While the term “Domestic Violence” historically applied to romantic relationships, over the years it has been greatly expanded and now applies to almost any two people who have a preexisting relationship, a child in common, are family members, or who share a residence. In addition, prosecutors have the option of adding “aggravating factors” to felony DV charges that permit them to ask for, and the judge to impose, much lengthier sentences for those convicted of DV offenses. What’s more, recent legislation will require the sentencing judge to impose much longer sentences on charges when the person convicted has a prior misdemeanor DV conviction. As a result, a person who has been convicted of his first, non-violent DV felony offense may be facing years in prison. To make matters worse, prosecutors can, and often do, pursue DV charges against an accused even when the alleged victim does not want charges pursued or admits to fabricating the allegations that led to charges being filed.
During his time with the King County Prosecutor’s Office Zach handled literally hundreds of felony Domestic Violence offenses. Because of his experience handling sexual assault and violent offenses, he was generally assigned the most serious DV offenses including Assault, Strangulation, Rape, and Murder. In fact, Zach was the first prosecutor in the office to successfully prosecute a defendant for multiple sexual assaults of a victim during the same incident. What’s more, Zach did this twice in a year. These convictions resulted in some of the most severe DV sentences that have been obtained in King County.
As a defense attorney, it is that wealth of experience that allows Zach to find and exploit the complex legal and factual issues that are so unique to DV cases. In other words, because he tried so many DV cases as a prosecutor Zach has a unique, insider view of how the prosecution views these cases and the strategies it will use to prove them at trial. Zach knows how best to negotiate these cases and, at trial, how to approach all kinds of factual scenarios and legal issues in order to provide the best defense for those who have been charged with a DV offense.
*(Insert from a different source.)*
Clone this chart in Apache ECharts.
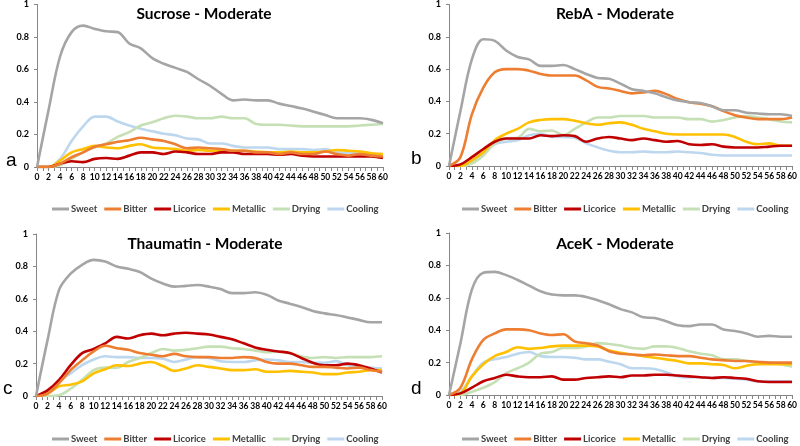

State v. Allen Ivanov: In 2016 Allen Ivanov took an assault weapon to the home of a high school classmate in Mukilteo, Washington and opened fire on a group of people who were celebrating the end of the school year. Among the three individuals who were killed was his former girlfriend. The evidence against Allen was overwhelming and included numerous eye-witnesses, a lengthy confession, and even a letter written before the incident outlining the reasons for the shooting. Due to the strength of the evidence and the youth and number of victims, the Snohomish County Prosecutor threatened to seek the death penalty against Allen. Zach and other members of Allen’s legal team were able to convince the elected prosecutor to spare Allen’s life just one day before he was scheduled to announce his decision.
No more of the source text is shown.